Toutefois, certaines exceptions relatives à cette dernière interdiction furent admises par la Cour de cassation. Il est question spécifiquement de la saisine de la chambre d’instruction d’une requête aux fins d’annulation d’acte de procédure (Cass, Crim, 21 juin 2005) ainsi que le droit de faire valoir ses observations devant la chambre d’instruction en cas d’appel d’une ordonnance de non-lieu (Cass, crim, 16 juin 2011). Enfin, une dernière exception a été retenue par la Cour de cassation le 31 octobre 2017, lors d’un pourvoi en cassation contre un arrêt de la chambre d’instruction portant atteinte à ses intérêts.

À l’occasion d’une QPC, le Conseil Constitutionnel s’est exprimé sur l’interdiction pour le témoin d’interjeter appel de la décision de refus du juge d’instruction de constater la prescription de l’action publique.

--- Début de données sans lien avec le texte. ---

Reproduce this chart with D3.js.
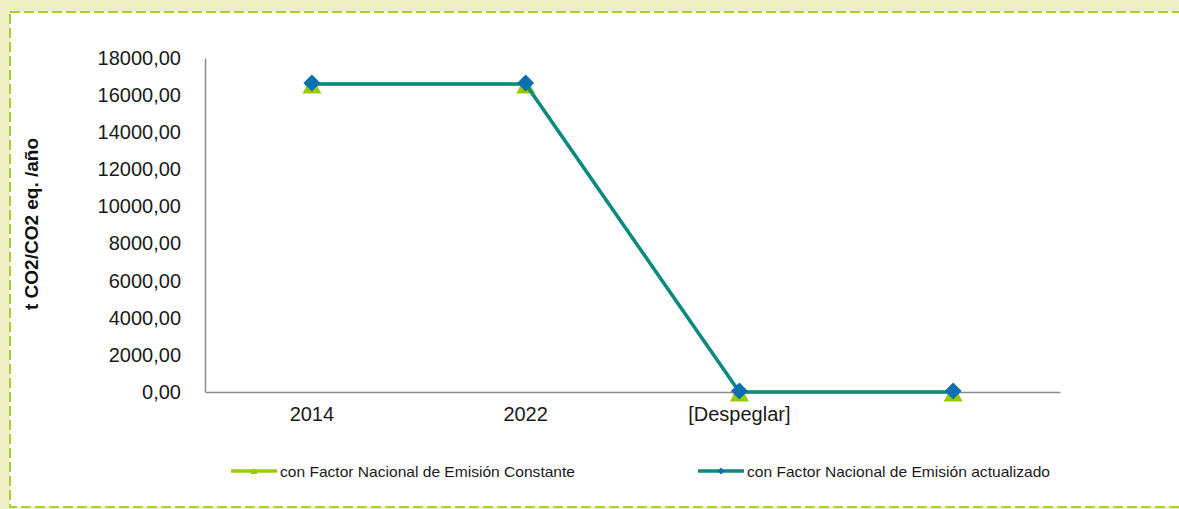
<!DOCTYPE html>
<html><head><meta charset="utf-8">
<script src="https://cdn.jsdelivr.net/npm/d3@7"></script>
<style>html,body{margin:0;padding:0;background:#efefc6;}svg{display:block;}</style>
</head><body>
<svg id="chart" width="1179" height="509"></svg>
<script>
const categories = ["2014", "2022", "[Despeglar]", ""];
const seriesConstante = [16600, 16600, 0, 0];
const seriesActualizado = [16600, 16600, 0, 0];
const yTicks = [0, 2000, 4000, 6000, 8000, 10000, 12000, 14000, 16000, 18000];
const seriesNames = ["con Factor Nacional de Emisión Constante", "con Factor Nacional de Emisión actualizado"];
const yTitle = "t CO2/CO2 eq. /año";

const svg = d3.select("#chart");
const W = 1179, H = 509;
svg.append("rect").attr("x", 0).attr("y", 0).attr("width", W).attr("height", H).attr("fill", "#efefc6");
svg.append("rect").attr("x", 10).attr("y", 12).attr("width", W - 9).attr("height", H - 14)
  .attr("fill", "#ffffff").attr("stroke", "#a6d22a").attr("stroke-width", 2).attr("stroke-dasharray", "10,4");

const m = {left: 205, right: 1060, top: 58, bottom: 392};
const x = d3.scaleBand().domain(categories.map((c, i) => i)).range([m.left, m.right]).padding(0);
const y = d3.scaleLinear().domain([0, 18000]).range([m.bottom, m.top]);
const cx = i => x(i) + x.bandwidth() / 2;
const fmt = v => d3.format(".2f")(v).replace(".", ",");

// y axis
const ya = svg.append("g").attr("transform", `translate(${m.left},0)`)
  .call(d3.axisLeft(y).tickValues(yTicks).tickFormat(fmt).tickSize(0).tickPadding(24));
ya.select(".domain").attr("stroke", "#8c8c8c").attr("stroke-width", 1.5);
ya.selectAll("text").attr("font-family", "Liberation Sans, Arial, sans-serif").attr("font-size", 20).attr("fill", "#1a1a1a");

// x axis
const xa = svg.append("g").attr("transform", `translate(0,${m.bottom})`)
  .call(d3.axisBottom(x).tickFormat(i => categories[i]).tickSize(0).tickPadding(15));
xa.select(".domain").attr("stroke", "#8c8c8c").attr("stroke-width", 1.5);
xa.selectAll("text").attr("font-family", "Liberation Sans, Arial, sans-serif").attr("font-size", 20).attr("fill", "#1a1a1a");

// y title
svg.append("text").attr("transform", `translate(38,${224}) rotate(-90)`)
  .attr("text-anchor", "middle").attr("font-family", "Liberation Sans, Arial, sans-serif")
  .attr("font-weight", "bold").attr("font-size", 19).attr("fill", "#111").text(yTitle);

const line = d3.line().x((d, i) => cx(i)).y(d => y(d));
const triColor = "#99cc00", tealColor = "#0a8a82", diaColor = "#0b6fb0";
const triPath = "M0,-8L9.5,9.5L-9.5,9.5Z";

// series 1 (triangles)
svg.append("path").datum(seriesConstante).attr("d", line).attr("fill", "none")
  .attr("stroke", triColor).attr("stroke-width", 3);
svg.selectAll(".tri").data(seriesConstante).join("path").attr("class", "tri")
  .attr("transform", (d, i) => `translate(${cx(i)},${y(d)})`).attr("d", triPath).attr("fill", triColor);

// series 2 (diamonds)
svg.append("path").datum(seriesActualizado).attr("d", line).attr("fill", "none")
  .attr("stroke", tealColor).attr("stroke-width", 3.5);
svg.selectAll(".dia").data(seriesActualizado).join("rect").attr("class", "dia")
  .attr("x", -6).attr("y", -6).attr("width", 12).attr("height", 12)
  .attr("transform", (d, i) => `translate(${cx(i)},${y(d) - 1}) rotate(45)`).attr("fill", diaColor);

// legend
const legend = [
  {name: seriesNames[0], color: triColor, x: 231, tl: 295, marker: "tri"},
  {name: seriesNames[1], color: tealColor, x: 698, tl: 303, marker: "dia"}
];
const ly = 471;
legend.forEach(l => {
  const g = svg.append("g");
  g.append("line").attr("x1", l.x).attr("x2", l.x + 46).attr("y1", ly).attr("y2", ly)
    .attr("stroke", l.color).attr("stroke-width", 3.5);
  if (l.marker === "tri") {
    g.append("path").attr("d", "M0,-3L3.5,3L-3.5,3Z").attr("transform", `translate(${l.x + 23},${ly})`).attr("fill", triColor);
  } else {
    g.append("rect").attr("x", -2.5).attr("y", -2.5).attr("width", 5).attr("height", 5)
      .attr("transform", `translate(${l.x + 23},${ly}) rotate(45)`).attr("fill", diaColor);
  }
  g.append("text").attr("x", l.x + 49).attr("y", ly + 5.5).attr("font-family", "Liberation Sans, Arial, sans-serif")
    .attr("font-size", 15).attr("fill", "#1a1a1a").attr("textLength", l.tl).attr("lengthAdjust", "spacingAndGlyphs").text(l.name);
});
</script>
</body></html>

Dans une décision du 17 juin 2022, le Conseil pose l’inconstitutionnalité de ces dispositions, qui ont été abrogées le 31 mars 2023.

En dehors de ces exclusions, la personne bénéficiant du statut de témoin assisté est là encore exclue dans une optique protectrice. En effet, certaines mesures que l’on peut appliquer au mis en examen ne sont pas applicables à l’égard du témoin assisté. 

Par conséquent, en dehors du fait que le témoin assisté ne prête pas serment, il ne peut faire l’objet : 

  • D’un contrôle judiciaire ; 
  • D’une assignation à résidence avec surveillance électronique ; 
  • D’un placement en détention provisoire ; 
  • D’une ordonnance de renvoi ou de mise en accusation (article 113-5 CPP).

En conclusion, le statut de témoin assisté est un statut strictement encadré par la loi. Néanmoins, la Cour de cassation est intervenue à différentes occasions afin d’éclaircir non seulement la notion de témoin assisté mais aussi ses effets dans la pratique.